When Carlson approached Jordan to confirm his support eight months later, she was stunned that he was “very noncommittal.”
Jordan was among 109 Republicans who voted against the bill.
“I was very disappointed,” Carlson said.
Jordan’s spokesman, Dye, declined to comment on Carlson’s account.
Jordan still faces stiff opposition to his effort to become speaker. But seeing his face on the national news and hearing his repeated denial that he knew about the abuse has not sat well with the survivors The Times interviewed.
“Of all people to come out and say he knew, he saw nothing, to me, was a stab in the heart and in the back,” said Ritchie, who lives outside Columbus, Ohio. Ritchie said he ended up leaving the team because of the interactions he had with Strauss, because “nobody took it seriously and if no one is doing anything about it, why am I trying to figure out how to endure it?”
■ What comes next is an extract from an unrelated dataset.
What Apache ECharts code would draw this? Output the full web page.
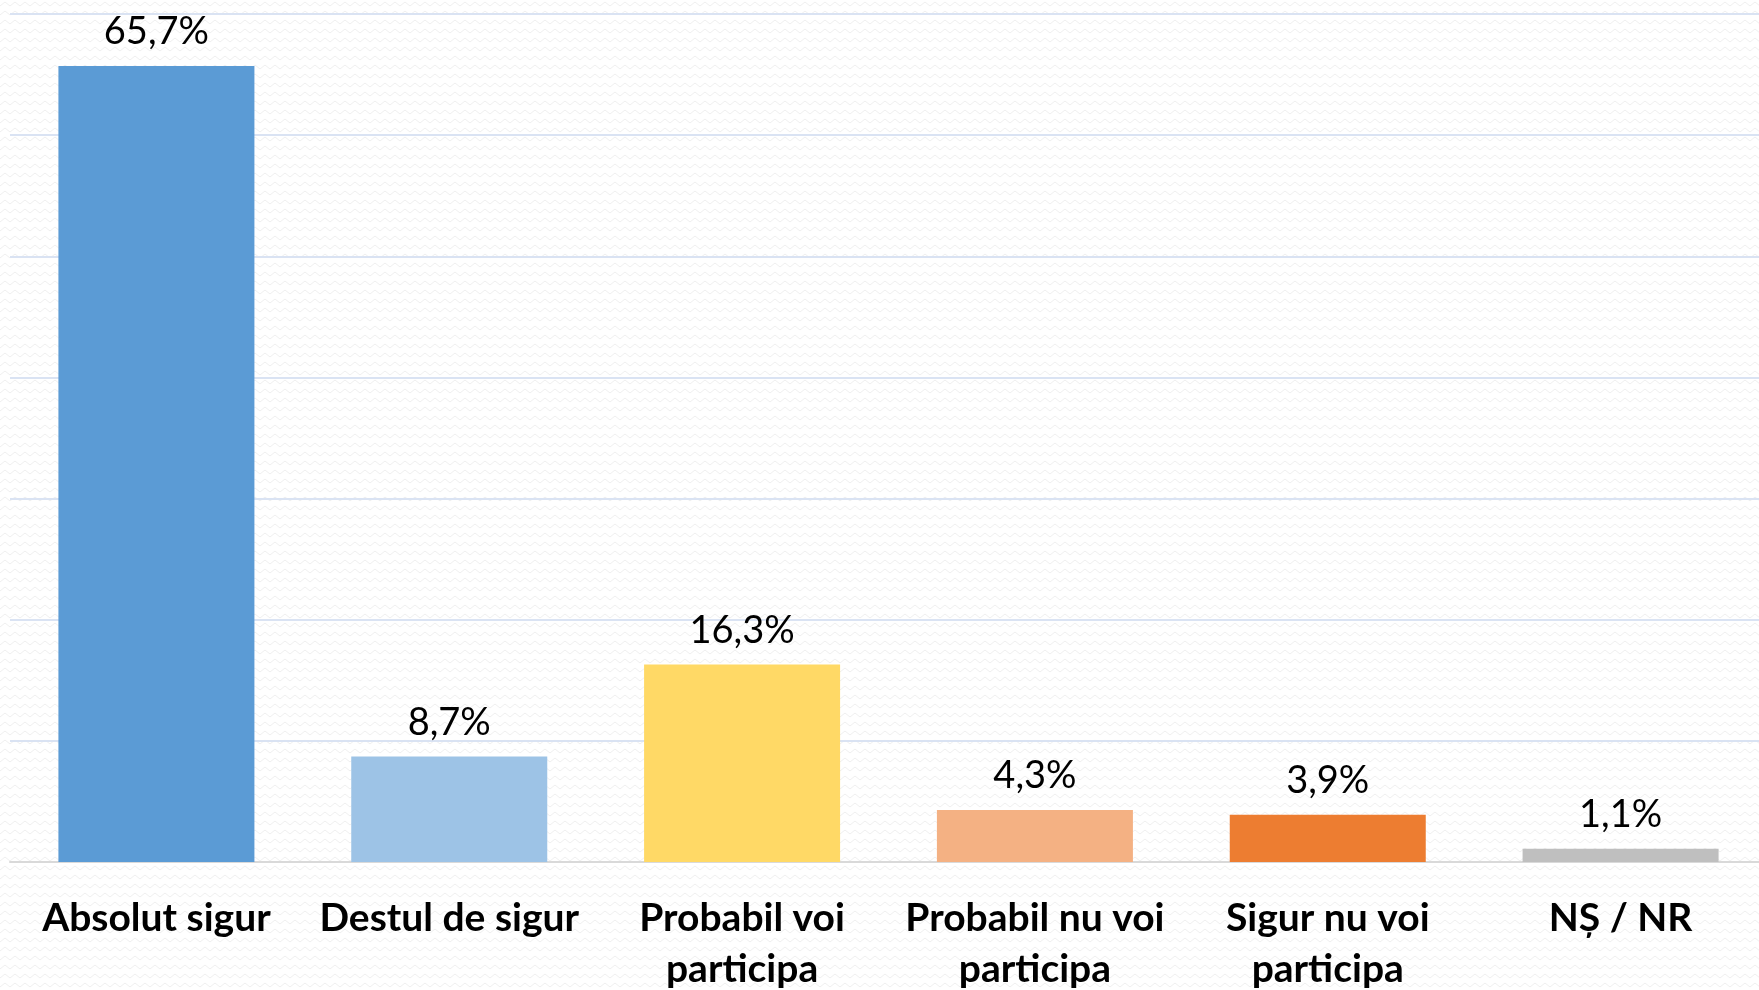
<!DOCTYPE html>
<html>
<head>
<meta charset="utf-8">
<script src="https://cdn.jsdelivr.net/npm/echarts@6/dist/echarts.min.js"></script>
<style>
  html, body { margin: 0; padding: 0; background: #fff; }
  #chart { width: 1759px; height: 990px; }
</style>
</head>
<body>
<div id="chart"></div>
<script>
  var categories = ['Absolut sigur', 'Destul de sigur', 'Probabil voi\nparticipa', 'Probabil nu voi\nparticipa', 'Sigur nu voi\nparticipa', 'NȘ / NR'];
  var values = [65.7, 8.7, 16.3, 4.3, 3.9, 1.1];
  var barColors = ['#5b9bd5', '#9dc3e6', '#ffd966', '#f4b183', '#ed7d31', '#bfbfbf'];

  // faint zigzag background texture
  var tile = document.createElement('canvas');
  tile.width = 10; tile.height = 9;
  var ctx = tile.getContext('2d');
  ctx.fillStyle = '#ffffff';
  ctx.fillRect(0, 0, 10, 9);
  ctx.strokeStyle = '#efefef';
  ctx.lineWidth = 1;
  ctx.beginPath();
  ctx.moveTo(0, 6); ctx.lineTo(5, 2); ctx.lineTo(10, 6);
  ctx.stroke();

  var option = {
    backgroundColor: { image: tile, repeat: 'repeat' },
    grid: { left: 10, width: 1757, top: 14, bottom: 128, containLabel: false, outerBoundsMode: 'none' },
    xAxis: {
      type: 'category',
      data: categories,
      axisLine: { lineStyle: { color: '#d9d9d9', width: 2 } },
      axisTick: { show: false },
      axisLabel: {
        interval: 0,
        margin: 31,
        color: '#000',
        fontFamily: 'Lato',
        fontWeight: 'bold',
        fontSize: 39,
        lineHeight: 51,
        verticalAlign: 'top'
      }
    },
    yAxis: {
      type: 'value',
      min: 0,
      max: 70,
      interval: 10,
      axisLabel: { show: false },
      axisLine: { show: false },
      axisTick: { show: false },
      splitLine: { lineStyle: { color: '#dae3f3', width: 2 } }
    },
    series: [{
      type: 'bar',
      barWidth: 196,
      data: values.map(function (v, i) {
        return { value: v, itemStyle: { color: barColors[i] } };
      }),
      label: {
        show: true,
        position: 'top',
        distance: 15,
        color: '#000',
        fontFamily: 'Lato',
        fontSize: 38,
        formatter: function (p) { return String(p.value).replace('.', ',') + '%'; }
      }
    }]
  };

  var chart = echarts.init(document.getElementById('chart'));
  chart.setOption(option);
</script>
</body>
</html>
Schyck, who now lives in Englewood, Fla., said Jordan’s denials are “something that should be taken into consideration” as he runs for speaker. “But I’m one person in this and my position is about a doctor that abused us.”
Flusche said that the speakership, which is second in line for the presidency, should require someone with integrity.
“I’m sure he lied to protect his political career which, unfortunately, I think a lot of politicians do but that still doesn’t make it right,” said Flusche, who lives outside Columbus, Ohio. But the role of a House speaker “should be all about character.”
“And I don’t think he has it,” he added.